**What the task asks**
Reproduce, character for character, the lines below from the first through the one with "65.3, 65.3, 65.3];". Leave pictures out.

**Data**
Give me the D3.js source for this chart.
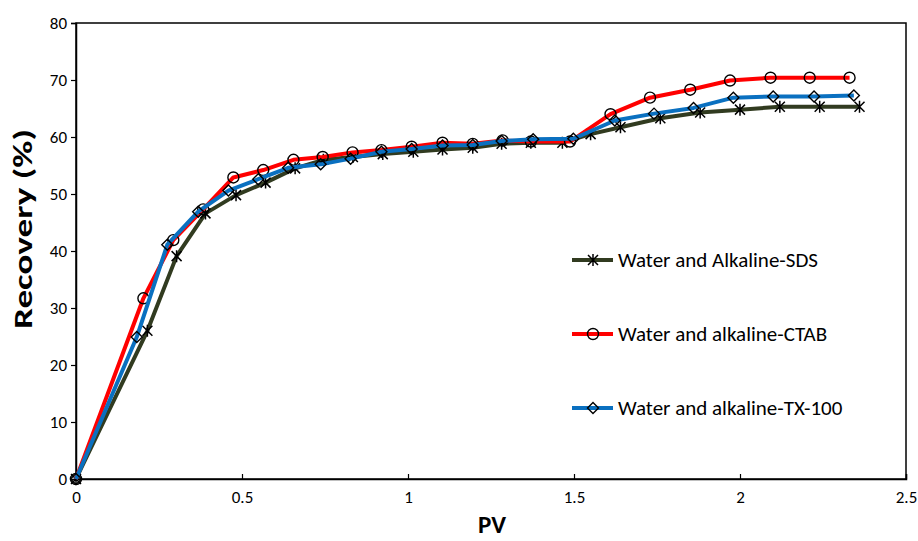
<!DOCTYPE html>
<html>
<head>
<meta charset="utf-8">
<script src="https://cdn.jsdelivr.net/npm/d3@7"></script>
<style>
  body { margin: 0; background: #fff; }
  svg { font-family: Carlito, Lato, "Open Sans", sans-serif; }
</style>
</head>
<body>
<svg id="chart" width="918" height="541"></svg>
<script>
// data
const sdsPV  = [0, 0.215, 0.303, 0.39, 0.482, 0.571, 0.66, 0.745, 0.834, 0.924, 1.016, 1.104, 1.195, 1.282, 1.37, 1.465, 1.55, 1.64, 1.76, 1.88, 2.0, 2.12, 2.24, 2.36];
const sdsRec = [0, 26.0, 39.1, 46.6, 49.8, 52.0, 54.5, 56.0, 56.5, 57.0, 57.4, 57.8, 58.1, 58.8, 59.0, 59.0, 60.5, 61.7, 63.3, 64.3, 64.8, 65.3, 65.3, 65.3];

const ctabPV  = [0, 0.203, 0.293, 0.383, 0.474, 0.564, 0.655, 0.743, 0.833, 0.92, 1.011, 1.104, 1.195, 1.285, 1.37, 1.488, 1.61, 1.729, 1.85, 1.97, 2.092, 2.21, 2.33];
const ctabRec = [0, 31.7, 41.9, 47.3, 52.9, 54.2, 56.0, 56.5, 57.3, 57.7, 58.3, 59.0, 58.8, 59.4, 59.2, 59.2, 64.0, 66.9, 68.3, 69.9, 70.4, 70.4, 70.4];

const txPV  = [0, 0.183, 0.275, 0.368, 0.459, 0.549, 0.639, 0.737, 0.827, 0.92, 1.011, 1.104, 1.195, 1.282, 1.377, 1.498, 1.623, 1.741, 1.86, 1.98, 2.1, 2.223, 2.343];
const txRec = [0, 24.9, 41.1, 46.9, 50.6, 52.6, 54.6, 55.2, 56.2, 57.4, 57.9, 58.5, 58.6, 59.3, 59.6, 59.7, 62.9, 64.1, 65.1, 66.9, 67.1, 67.1, 67.3];

const seriesNames = ["Water and Alkaline-SDS", "Water and alkaline-CTAB", "Water and alkaline-TX-100"];
const xTicks = [0, 0.5, 1, 1.5, 2, 2.5];
const yTicks = [0, 10, 20, 30, 40, 50, 60, 70, 80];

const series = [
    {name: seriesNames[0], x: sdsPV, y: sdsRec, color: "#313b20", marker: "star"},
    {name: seriesNames[1], x: ctabPV, y: ctabRec, color: "#ff0000", marker: "circle"},
    {name: seriesNames[2], x: txPV, y: txRec, color: "#0a70c0", marker: "diamond"}
];

const svg = d3.select("#chart");
const margin = {left: 76, top: 23, right: 12, bottom: 62};
const W = 918 - margin.left - margin.right;
const H = 541 - margin.top - margin.bottom;

const x = d3.scaleLinear().domain([0, 2.5]).range([0, W]);
const y = d3.scaleLinear().domain([0, 80]).range([H, 0]);

const g = svg.append("g").attr("transform", `translate(${margin.left},${margin.top})`);

// frame
g.append("rect").attr("width", W).attr("height", H)
    .attr("fill", "none").attr("stroke", "#000").attr("stroke-width", 1.5);

const yAxis = g.append("g")
    .call(d3.axisLeft(y).tickValues(yTicks).tickSize(5).tickPadding(4));
const xAxis = g.append("g").attr("transform", `translate(0,${H})`)
    .call(d3.axisBottom(x).tickValues(xTicks).tickFormat(d3.format("")).tickSize(-5).tickPadding(12));

[xAxis, yAxis].forEach(a => {
    a.select(".domain").attr("stroke", "#000").attr("stroke-width", 1.5);
    a.selectAll(".tick line").attr("stroke", "#000").attr("stroke-width", 1.2);
    a.selectAll("text").attr("font-size", 17).attr("fill", "#000").attr("font-family", "Carlito, Lato, sans-serif");
});

// axis titles
svg.append("text").attr("x", margin.left + W / 2 + 1).attr("y", 533)
    .attr("text-anchor", "middle").attr("font-size", 25).attr("font-weight", "bold").text("PV");
svg.append("text").attr("transform", "translate(32,229) rotate(-90)")
    .attr("text-anchor", "middle").attr("font-size", 27).attr("font-weight", "bold")
    .attr("textLength", 200).attr("lengthAdjust", "spacingAndGlyphs").text("Recovery (%)");

const line = d3.line().x(d => x(d[0])).y(d => y(d[1]));

function drawMarker(sel, type) {
    if (type === "circle") {
        sel.append("circle").attr("r", 5.5).attr("fill", "none")
            .attr("stroke", "#000").attr("stroke-width", 1.4);
    } else if (type === "diamond") {
        sel.append("path").attr("d", "M0,-5.5L5.5,0L0,5.5L-5.5,0Z").attr("fill", "none")
            .attr("stroke", "#000").attr("stroke-width", 1.4);
    } else {
        sel.append("path").attr("d", "M-5,-5L5,5M-5,5L5,-5M0,-6L0,6")
            .attr("fill", "none").attr("stroke", "#000").attr("stroke-width", 1.5);
    }
}

series.forEach(s => {
    const pts = s.x.map((v, i) => [v, s.y[i]]);
    g.append("path").datum(pts).attr("d", line)
        .attr("fill", "none").attr("stroke", s.color).attr("stroke-width", 4)
        .attr("stroke-linejoin", "round");
    g.selectAll(null).data(pts).enter().append("g")
        .attr("transform", d => `translate(${x(d[0])},${y(d[1])})`)
        .each(function() { drawMarker(d3.select(this), s.marker); });
});

// legend
const legendY = [260, 334, 408];
series.forEach((s, i) => {
    const lg = svg.append("g").attr("transform", `translate(572,${legendY[i]})`);
    lg.append("line").attr("x1", 0).attr("x2", 41).attr("stroke", s.color).attr("stroke-width", 4);
    const m = lg.append("g").attr("transform", "translate(21,0)");
    drawMarker(m, s.marker);
    lg.append("text").attr("x", 46).attr("y", 0).attr("dy", "0.35em")
        .attr("font-size", 21).attr("fill", "#000").text(s.name);
});
</script>
</body>
</html>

**Answer**
Give me the D3.js source for this chart.
<!DOCTYPE html>
<html>
<head>
<meta charset="utf-8">
<script src="https://cdn.jsdelivr.net/npm/d3@7"></script>
<style>
  body { margin: 0; background: #fff; }
  svg { font-family: Carlito, Lato, "Open Sans", sans-serif; }
</style>
</head>
<body>
<svg id="chart" width="918" height="541"></svg>
<script>
// data
const sdsPV  = [0, 0.215, 0.303, 0.39, 0.482, 0.571, 0.66, 0.745, 0.834, 0.924, 1.016, 1.104, 1.195, 1.282, 1.37, 1.465, 1.55, 1.64, 1.76, 1.88, 2.0, 2.12, 2.24, 2.36];
const sdsRec = [0, 26.0, 39.1, 46.6, 49.8, 52.0, 54.5, 56.0, 56.5, 57.0, 57.4, 57.8, 58.1, 58.8, 59.0, 59.0, 60.5, 61.7, 63.3, 64.3, 64.8, 65.3, 65.3, 65.3];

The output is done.